**GIVEN INSTRUCTION**
Show all lines that include the string "diagram"; copy each one.

**RECORDS FOR THE EXERCISE**
------------------------------------------------------------------------

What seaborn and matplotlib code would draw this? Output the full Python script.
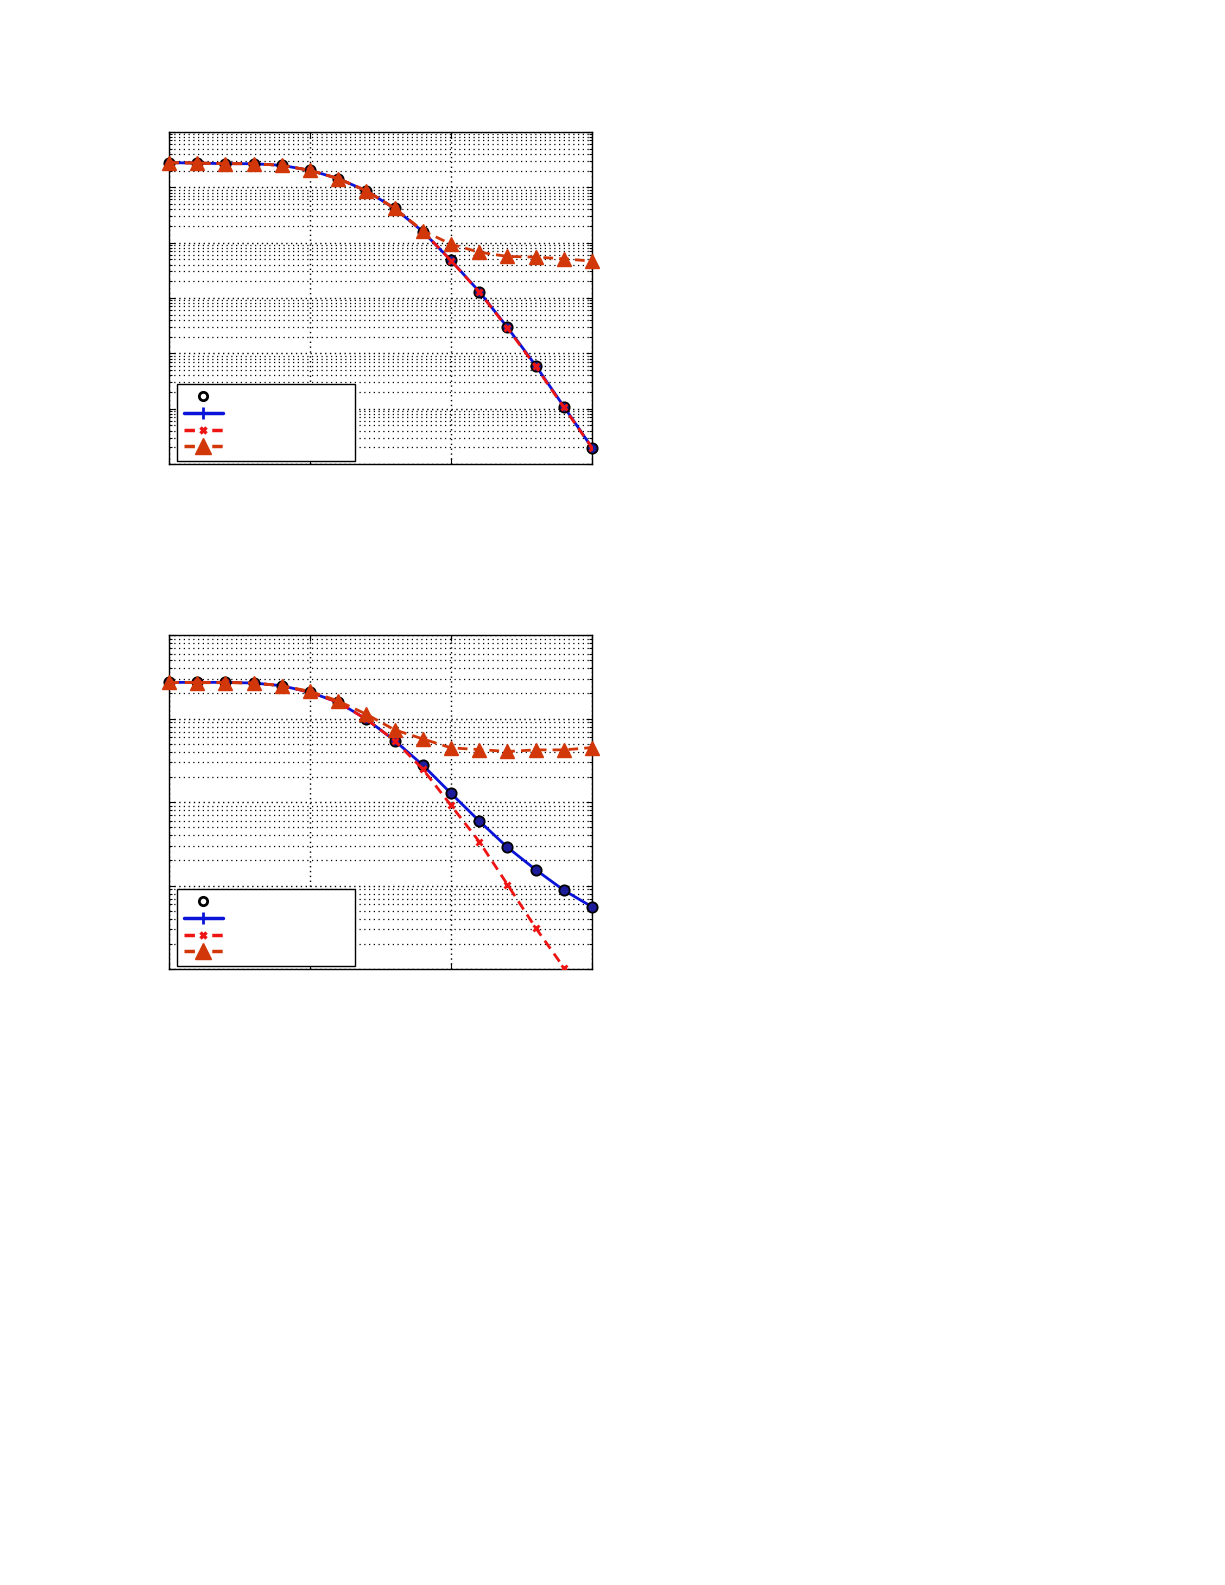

------------------------------------------------------------------------

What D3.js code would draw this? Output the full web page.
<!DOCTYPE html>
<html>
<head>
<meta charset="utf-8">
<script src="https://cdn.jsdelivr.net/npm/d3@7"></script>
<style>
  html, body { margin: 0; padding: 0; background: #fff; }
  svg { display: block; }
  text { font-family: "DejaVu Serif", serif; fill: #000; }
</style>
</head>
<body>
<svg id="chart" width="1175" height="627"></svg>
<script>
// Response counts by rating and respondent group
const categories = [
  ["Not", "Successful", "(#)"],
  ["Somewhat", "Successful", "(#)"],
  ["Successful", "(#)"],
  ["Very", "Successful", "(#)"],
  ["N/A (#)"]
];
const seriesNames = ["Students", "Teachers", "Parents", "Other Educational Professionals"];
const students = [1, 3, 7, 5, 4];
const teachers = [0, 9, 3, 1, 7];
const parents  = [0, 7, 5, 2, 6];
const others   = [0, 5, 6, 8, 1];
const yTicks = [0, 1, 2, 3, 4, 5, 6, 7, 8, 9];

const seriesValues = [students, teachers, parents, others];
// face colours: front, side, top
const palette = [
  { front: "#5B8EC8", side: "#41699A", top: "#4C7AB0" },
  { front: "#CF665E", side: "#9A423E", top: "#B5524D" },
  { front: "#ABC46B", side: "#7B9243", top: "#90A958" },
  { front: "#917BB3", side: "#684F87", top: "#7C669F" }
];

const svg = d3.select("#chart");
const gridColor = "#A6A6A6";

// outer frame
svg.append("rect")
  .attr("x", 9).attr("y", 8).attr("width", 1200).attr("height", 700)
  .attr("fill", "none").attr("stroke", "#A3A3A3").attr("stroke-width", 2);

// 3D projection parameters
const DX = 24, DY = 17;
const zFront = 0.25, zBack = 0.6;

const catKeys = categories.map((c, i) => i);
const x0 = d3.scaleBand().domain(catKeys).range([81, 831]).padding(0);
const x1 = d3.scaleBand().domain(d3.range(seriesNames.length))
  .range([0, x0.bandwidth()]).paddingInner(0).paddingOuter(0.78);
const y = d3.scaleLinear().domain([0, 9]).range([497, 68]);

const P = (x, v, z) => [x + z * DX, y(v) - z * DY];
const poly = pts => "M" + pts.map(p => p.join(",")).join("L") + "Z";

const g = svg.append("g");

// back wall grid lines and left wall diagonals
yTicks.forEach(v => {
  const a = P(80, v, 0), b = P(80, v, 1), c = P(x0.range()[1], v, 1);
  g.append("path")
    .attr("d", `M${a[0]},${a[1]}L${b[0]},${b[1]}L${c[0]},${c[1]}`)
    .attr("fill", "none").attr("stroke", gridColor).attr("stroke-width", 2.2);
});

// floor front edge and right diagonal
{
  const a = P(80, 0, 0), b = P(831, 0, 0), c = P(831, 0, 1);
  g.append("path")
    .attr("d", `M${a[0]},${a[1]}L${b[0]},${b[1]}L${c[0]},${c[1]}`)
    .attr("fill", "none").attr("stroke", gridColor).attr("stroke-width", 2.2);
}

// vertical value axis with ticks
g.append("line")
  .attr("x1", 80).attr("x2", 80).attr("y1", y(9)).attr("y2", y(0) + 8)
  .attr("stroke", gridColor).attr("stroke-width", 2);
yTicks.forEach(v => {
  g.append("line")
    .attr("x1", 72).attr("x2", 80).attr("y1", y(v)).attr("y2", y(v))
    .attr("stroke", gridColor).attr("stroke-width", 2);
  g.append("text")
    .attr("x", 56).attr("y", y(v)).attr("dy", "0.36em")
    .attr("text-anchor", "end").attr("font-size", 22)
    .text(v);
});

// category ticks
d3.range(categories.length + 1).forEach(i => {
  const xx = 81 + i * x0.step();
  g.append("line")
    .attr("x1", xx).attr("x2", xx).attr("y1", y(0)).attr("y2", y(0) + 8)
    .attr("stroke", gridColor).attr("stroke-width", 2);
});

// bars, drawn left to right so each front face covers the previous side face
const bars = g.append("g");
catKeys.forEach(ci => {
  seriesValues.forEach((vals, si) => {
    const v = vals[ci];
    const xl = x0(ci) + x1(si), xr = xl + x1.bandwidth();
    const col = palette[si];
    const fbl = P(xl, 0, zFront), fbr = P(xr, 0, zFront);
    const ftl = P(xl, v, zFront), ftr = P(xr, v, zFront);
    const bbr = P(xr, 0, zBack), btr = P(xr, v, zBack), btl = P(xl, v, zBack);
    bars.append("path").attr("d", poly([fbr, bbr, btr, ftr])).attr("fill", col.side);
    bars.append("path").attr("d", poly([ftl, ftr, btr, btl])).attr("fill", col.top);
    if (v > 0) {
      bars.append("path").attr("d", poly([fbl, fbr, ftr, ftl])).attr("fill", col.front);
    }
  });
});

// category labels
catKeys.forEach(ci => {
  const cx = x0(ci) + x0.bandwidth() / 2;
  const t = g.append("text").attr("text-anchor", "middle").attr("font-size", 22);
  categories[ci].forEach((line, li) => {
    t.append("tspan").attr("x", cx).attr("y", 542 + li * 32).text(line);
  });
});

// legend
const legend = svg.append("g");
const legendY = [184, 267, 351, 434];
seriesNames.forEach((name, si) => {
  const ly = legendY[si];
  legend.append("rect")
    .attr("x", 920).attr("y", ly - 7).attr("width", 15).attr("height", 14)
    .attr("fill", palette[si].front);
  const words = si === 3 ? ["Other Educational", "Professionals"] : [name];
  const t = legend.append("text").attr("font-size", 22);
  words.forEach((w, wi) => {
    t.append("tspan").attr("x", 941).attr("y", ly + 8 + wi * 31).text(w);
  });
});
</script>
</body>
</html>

------------------------------------------------------------------------

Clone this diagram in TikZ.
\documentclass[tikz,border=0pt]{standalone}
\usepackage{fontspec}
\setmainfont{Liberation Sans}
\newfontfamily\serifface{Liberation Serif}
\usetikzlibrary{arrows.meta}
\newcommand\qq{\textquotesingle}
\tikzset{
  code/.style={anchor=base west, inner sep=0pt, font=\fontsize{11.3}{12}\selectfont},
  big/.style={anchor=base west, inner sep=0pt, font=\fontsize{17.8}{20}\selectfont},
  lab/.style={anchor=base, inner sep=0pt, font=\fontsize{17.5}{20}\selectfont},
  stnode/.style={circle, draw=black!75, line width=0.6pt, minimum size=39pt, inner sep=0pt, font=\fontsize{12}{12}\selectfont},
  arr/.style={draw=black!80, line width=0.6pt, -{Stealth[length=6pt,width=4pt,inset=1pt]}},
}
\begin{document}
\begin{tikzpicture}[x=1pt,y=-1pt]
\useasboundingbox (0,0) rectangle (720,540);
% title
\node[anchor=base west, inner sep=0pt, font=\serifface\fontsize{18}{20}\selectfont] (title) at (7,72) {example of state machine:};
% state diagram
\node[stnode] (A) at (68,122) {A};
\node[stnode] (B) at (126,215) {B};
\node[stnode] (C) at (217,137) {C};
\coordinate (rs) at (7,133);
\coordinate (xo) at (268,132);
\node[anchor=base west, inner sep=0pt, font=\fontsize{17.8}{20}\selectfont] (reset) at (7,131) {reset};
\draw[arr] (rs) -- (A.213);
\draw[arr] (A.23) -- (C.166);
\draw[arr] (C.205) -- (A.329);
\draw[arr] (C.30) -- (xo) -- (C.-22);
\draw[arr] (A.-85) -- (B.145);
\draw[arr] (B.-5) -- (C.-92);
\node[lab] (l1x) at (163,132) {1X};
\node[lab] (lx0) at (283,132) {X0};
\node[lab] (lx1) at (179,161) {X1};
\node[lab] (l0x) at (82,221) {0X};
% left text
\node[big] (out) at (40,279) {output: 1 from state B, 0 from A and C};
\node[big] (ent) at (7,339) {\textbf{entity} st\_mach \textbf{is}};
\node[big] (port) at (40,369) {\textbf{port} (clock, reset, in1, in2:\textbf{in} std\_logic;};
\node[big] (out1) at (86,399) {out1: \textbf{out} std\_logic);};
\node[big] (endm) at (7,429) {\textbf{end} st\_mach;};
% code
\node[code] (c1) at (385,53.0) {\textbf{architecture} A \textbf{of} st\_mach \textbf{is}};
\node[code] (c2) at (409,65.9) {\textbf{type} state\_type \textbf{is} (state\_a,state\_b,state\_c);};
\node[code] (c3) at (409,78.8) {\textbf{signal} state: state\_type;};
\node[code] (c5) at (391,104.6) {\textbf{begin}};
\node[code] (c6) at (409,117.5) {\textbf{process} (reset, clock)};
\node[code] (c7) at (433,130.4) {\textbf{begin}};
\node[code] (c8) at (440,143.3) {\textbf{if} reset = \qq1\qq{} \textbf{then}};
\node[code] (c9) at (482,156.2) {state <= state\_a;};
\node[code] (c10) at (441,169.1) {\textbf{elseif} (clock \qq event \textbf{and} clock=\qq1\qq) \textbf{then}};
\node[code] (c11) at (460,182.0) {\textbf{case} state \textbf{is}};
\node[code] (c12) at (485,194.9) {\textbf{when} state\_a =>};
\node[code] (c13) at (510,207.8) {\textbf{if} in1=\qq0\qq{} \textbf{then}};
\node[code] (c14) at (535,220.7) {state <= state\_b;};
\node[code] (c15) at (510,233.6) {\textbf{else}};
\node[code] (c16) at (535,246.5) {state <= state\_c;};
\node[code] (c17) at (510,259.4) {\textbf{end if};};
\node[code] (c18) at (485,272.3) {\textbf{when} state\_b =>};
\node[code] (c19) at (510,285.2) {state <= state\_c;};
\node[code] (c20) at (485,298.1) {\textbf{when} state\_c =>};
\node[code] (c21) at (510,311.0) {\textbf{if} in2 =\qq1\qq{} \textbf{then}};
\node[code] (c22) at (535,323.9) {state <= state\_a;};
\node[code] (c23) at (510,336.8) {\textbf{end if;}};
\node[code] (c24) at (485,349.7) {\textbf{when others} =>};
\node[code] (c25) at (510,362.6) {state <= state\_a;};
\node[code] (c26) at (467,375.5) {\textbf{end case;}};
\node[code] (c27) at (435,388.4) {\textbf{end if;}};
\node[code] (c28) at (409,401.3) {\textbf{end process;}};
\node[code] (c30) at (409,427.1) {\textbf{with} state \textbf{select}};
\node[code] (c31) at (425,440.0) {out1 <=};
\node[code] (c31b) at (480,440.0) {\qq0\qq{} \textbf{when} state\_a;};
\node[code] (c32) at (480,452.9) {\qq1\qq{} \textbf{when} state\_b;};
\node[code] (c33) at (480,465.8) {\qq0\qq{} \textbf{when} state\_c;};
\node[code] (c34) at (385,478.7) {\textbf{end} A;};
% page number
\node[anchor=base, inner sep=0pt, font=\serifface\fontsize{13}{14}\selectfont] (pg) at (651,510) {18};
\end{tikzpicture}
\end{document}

------------------------------------------------------------------------

**THE ANSWER**
Clone this diagram in TikZ.
% state diagram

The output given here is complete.